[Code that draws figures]

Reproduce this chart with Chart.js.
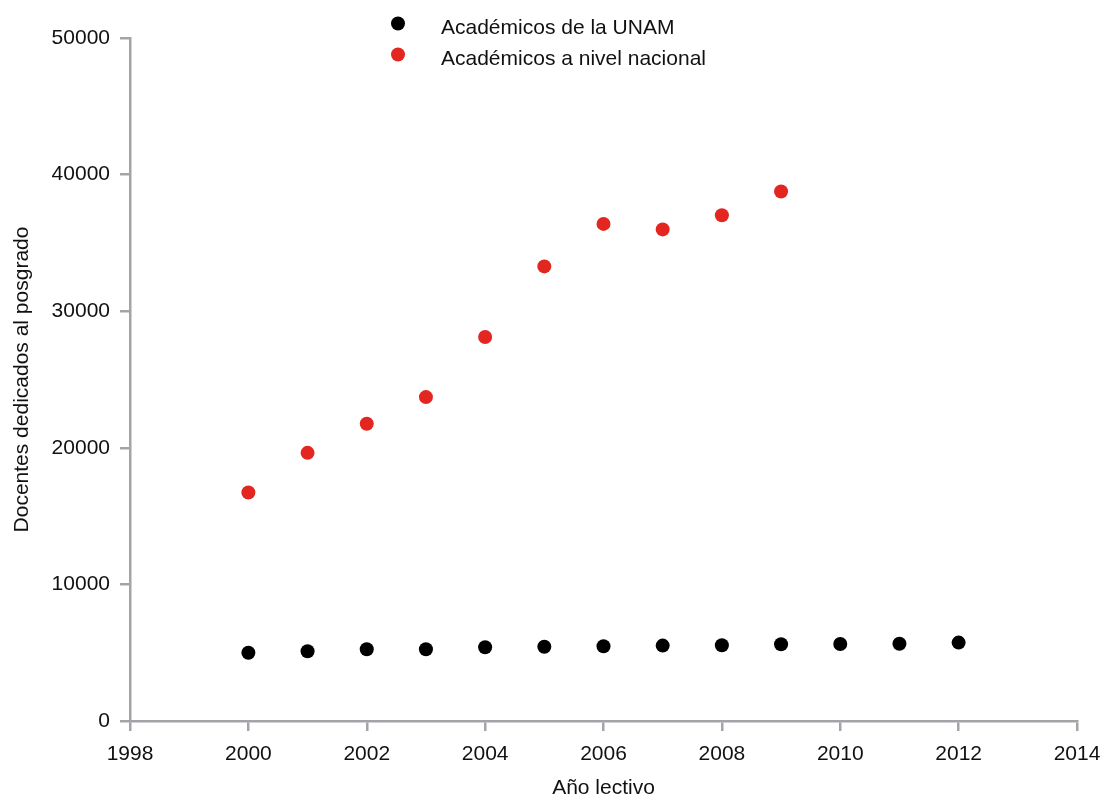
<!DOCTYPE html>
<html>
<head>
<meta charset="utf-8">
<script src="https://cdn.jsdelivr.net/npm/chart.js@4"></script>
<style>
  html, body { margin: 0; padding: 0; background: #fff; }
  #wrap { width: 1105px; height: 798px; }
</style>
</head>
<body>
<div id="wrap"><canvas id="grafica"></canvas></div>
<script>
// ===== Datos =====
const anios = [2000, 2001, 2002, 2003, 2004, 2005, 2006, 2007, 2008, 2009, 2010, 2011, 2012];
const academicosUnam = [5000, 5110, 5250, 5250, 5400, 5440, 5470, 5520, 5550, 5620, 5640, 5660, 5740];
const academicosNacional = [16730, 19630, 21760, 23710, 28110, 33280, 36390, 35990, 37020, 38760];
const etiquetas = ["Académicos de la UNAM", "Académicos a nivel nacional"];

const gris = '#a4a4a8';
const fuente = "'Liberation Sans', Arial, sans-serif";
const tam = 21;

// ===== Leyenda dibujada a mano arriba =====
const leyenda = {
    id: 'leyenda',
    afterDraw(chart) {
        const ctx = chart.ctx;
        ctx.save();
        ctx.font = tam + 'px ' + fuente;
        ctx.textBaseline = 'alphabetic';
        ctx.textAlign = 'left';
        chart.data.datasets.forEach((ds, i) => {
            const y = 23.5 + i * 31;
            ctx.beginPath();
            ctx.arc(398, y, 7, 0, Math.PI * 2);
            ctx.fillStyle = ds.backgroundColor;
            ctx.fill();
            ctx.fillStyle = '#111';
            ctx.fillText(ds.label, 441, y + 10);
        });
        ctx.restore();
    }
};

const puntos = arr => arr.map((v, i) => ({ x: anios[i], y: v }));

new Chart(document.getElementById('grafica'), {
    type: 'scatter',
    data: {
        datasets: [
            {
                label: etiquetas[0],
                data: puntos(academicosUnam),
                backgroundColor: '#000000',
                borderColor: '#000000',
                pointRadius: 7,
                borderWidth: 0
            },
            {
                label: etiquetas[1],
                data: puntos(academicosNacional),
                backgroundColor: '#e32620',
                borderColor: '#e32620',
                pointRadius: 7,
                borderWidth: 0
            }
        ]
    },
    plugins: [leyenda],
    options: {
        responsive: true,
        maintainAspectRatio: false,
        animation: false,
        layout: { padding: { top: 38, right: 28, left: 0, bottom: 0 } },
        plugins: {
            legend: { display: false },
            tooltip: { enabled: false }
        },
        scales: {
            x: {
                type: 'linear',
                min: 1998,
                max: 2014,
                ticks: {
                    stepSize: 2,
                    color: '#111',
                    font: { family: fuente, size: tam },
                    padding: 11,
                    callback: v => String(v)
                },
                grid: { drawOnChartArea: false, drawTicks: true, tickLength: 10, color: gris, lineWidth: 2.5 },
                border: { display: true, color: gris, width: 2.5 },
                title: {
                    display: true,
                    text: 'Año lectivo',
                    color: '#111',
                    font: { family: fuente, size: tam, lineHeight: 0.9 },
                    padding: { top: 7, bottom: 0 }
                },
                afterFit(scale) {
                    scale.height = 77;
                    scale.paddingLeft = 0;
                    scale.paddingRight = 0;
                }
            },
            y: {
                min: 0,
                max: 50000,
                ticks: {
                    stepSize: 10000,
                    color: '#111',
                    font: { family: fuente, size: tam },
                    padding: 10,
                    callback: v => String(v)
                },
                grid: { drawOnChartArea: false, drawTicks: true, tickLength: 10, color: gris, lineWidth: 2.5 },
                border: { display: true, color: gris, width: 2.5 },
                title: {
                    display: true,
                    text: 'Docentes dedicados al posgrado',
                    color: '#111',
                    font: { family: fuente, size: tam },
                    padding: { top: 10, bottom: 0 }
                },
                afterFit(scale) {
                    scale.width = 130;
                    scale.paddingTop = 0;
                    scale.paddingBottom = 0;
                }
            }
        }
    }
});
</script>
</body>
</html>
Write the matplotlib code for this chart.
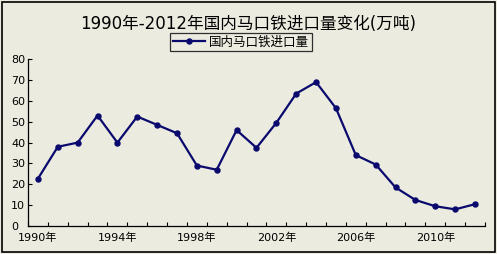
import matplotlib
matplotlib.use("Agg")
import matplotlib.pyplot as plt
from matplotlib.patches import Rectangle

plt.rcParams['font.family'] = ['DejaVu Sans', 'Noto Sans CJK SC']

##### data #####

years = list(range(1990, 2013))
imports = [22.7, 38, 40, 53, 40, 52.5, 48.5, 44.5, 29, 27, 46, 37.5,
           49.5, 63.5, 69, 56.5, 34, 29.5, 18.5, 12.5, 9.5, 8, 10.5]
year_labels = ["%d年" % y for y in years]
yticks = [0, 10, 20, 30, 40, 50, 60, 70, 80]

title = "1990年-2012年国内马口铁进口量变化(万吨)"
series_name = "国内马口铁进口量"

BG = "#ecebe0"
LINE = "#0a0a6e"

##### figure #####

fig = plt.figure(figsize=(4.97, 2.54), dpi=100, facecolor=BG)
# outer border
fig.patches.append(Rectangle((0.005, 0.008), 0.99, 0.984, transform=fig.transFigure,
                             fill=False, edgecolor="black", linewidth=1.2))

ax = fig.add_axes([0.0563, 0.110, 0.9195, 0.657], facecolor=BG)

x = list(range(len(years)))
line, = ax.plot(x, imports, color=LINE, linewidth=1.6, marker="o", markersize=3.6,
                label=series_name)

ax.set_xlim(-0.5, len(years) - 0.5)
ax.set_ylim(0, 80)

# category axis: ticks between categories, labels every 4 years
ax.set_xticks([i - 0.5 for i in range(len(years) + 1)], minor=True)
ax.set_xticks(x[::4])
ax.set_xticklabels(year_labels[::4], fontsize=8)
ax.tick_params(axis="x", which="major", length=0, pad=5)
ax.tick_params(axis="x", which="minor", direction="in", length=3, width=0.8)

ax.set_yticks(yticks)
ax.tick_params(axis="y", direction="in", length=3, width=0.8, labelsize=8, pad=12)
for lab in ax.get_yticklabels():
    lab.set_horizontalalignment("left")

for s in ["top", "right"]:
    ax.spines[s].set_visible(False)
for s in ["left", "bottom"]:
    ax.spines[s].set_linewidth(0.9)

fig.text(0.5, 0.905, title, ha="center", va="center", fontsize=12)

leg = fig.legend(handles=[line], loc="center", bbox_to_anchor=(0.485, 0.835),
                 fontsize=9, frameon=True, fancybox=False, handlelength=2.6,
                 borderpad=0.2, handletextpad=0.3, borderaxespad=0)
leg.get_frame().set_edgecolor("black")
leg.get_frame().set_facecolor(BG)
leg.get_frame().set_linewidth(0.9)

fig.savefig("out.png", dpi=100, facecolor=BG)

## Written exercise
Give the number of lines in the records that contain the string "this", and nothing besides.

## Result
2